Microfabrication of optical resonators

Until recently, the laser was associated with an expensive device that required professional knowledge and appropriate technical facilities. Over time, semiconductor lasers have become popular, giving rise to telecommunications, information processing, diagnostic devices and entertainment. The laser from an exclusive device becomes more and more available and is used in other areas, from technology, through medicine, automotive, to everyday objects. Semiconductor lasers still require special conditions for their production, expensive equipment and specialized knowledge and skills.

Nowadays, we should strive to minimize the footprint of the production of devices, so we are looking for laser components that can be produced at low cost, with the use of polymers, or even better, natural materials. This would contribute to an even greater spread of lasers in everyday life.

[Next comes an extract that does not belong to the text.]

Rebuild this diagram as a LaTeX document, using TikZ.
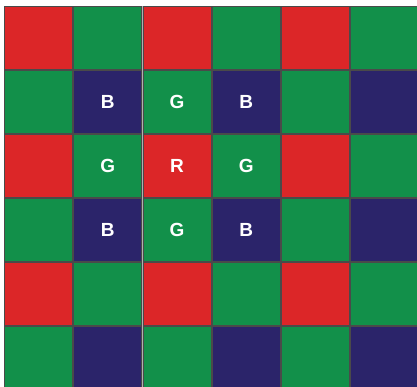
\documentclass[tikz,border=0pt]{standalone}
\usepackage{fontspec}
\setmainfont{Liberation Sans}
\definecolor{cR}{HTML}{DC2628}
\definecolor{cG}{HTML}{12904A}
\definecolor{cB}{HTML}{2B246A}
\definecolor{gapgray}{HTML}{B0B0B0}
\definecolor{edgegray}{HTML}{4A4A4A}
\tikzset{
  cell/.style={draw=edgegray, line width=0.8pt, minimum width=68pt, minimum height=62.8pt, inner sep=0pt},
  R/.style={cell, fill=cR}, G/.style={cell, fill=cG}, B/.style={cell, fill=cB},
  lbl/.style={text=white, inner sep=0pt, font=\fontsize{19}{19}\selectfont\bfseries}
}
\begin{document}
\begin{tikzpicture}[x=1pt,y=1pt]
\useasboundingbox (0,0) rectangle (417,387);
\clip (0,0) rectangle (417,387);
\fill[white] (0,0) rectangle (417,387);
\fill[gapgray] (4,-3) rectangle (420,381);
\def\cw{69.2}
\def\ch{64}
\foreach \row/\pat in {0/{R,G,R,G,R,G},1/{G,B,G,B,G,B},2/{R,G,R,G,R,G},3/{G,B,G,B,G,B},4/{R,G,R,G,R,G},5/{G,B,G,B,G,B}}{
  \foreach \c [count=\col from 0] in \pat {
    \node[\c] (c\row\col) at ({4+\cw*(\col+0.5)},{381-\ch*(\row+0.5)}) {};
  }
}
\node[lbl] (l11) at (c11) {B};
\node[lbl] (l12) at (c12) {G};
\node[lbl] (l13) at (c13) {B};
\node[lbl] (l21) at (c21) {G};
\node[lbl] (l22) at (c22) {R};
\node[lbl] (l23) at (c23) {G};
\node[lbl] (l31) at (c31) {B};
\node[lbl] (l32) at (c32) {G};
\node[lbl] (l33) at (c33) {B};
\end{tikzpicture}
\end{document}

In order to develop lasers, the methods of their production should be popularized. The main structure responsible for lasing is an optical resonator, in which the circulating light is amplified and generates a laser action. This structure could be produced with the help of the currently popular 3D printing, only in the micrometer scale. And this was the main goal of the project, the use of microfabrication techniques to produce optical resonators. For this purpose, the phenomena of nonlinear optics, in particular two-photon absorption and polymerization, were used, showing that 3D printing of optical resonators is feasible. The microfabrication process itself requires further research so that the obtained structures are able to generate a laser action with greater efficiency, thus increasing their usefulness.

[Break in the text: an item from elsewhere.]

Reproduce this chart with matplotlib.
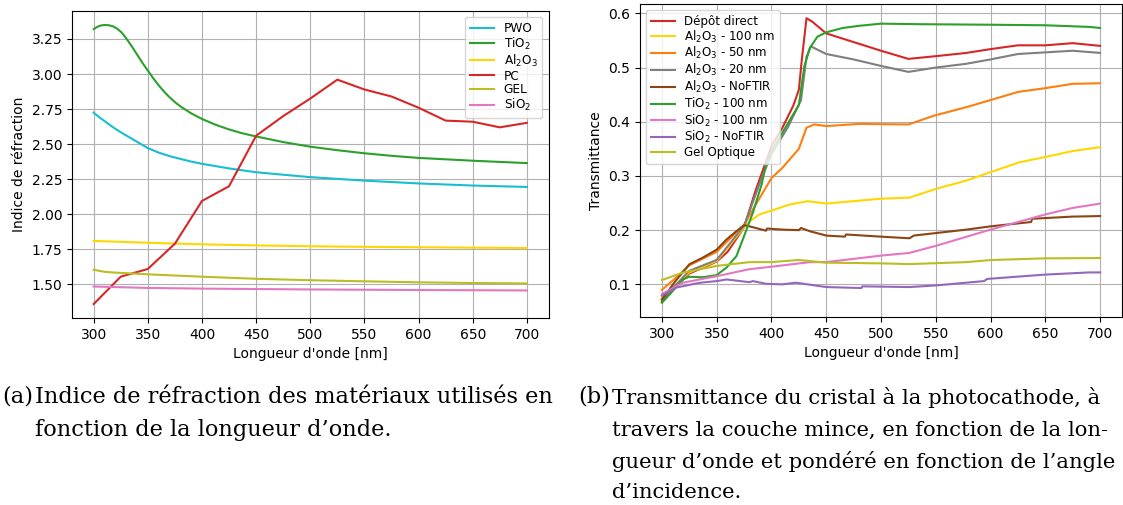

At the same time, research was carried out on the use of natural materials in the light amplification, in particular proteins and sugar derivatives, as well as the use of multiphase systems. All activities carried out in the project were aimed at bringing closer the implementation of the optical sensor based on laser action. This was achieved by using cyclodextrins, compounds with a special structure, inside which it is possible to enclose other chemical compounds. Such an approach was applied for dyes, thanks to which we were able to precisely determine what aggregates are formed by the popular laser dye and how it affects the emission of light.

In this type of research, the experimental methods must be developed on a par with the theoretical studies in order to steer the experiments in a strictly defined direction. It also happened during this project, thanks to theoretical models of laser action, which were proposed to obtain laser action from distributed optical resonators.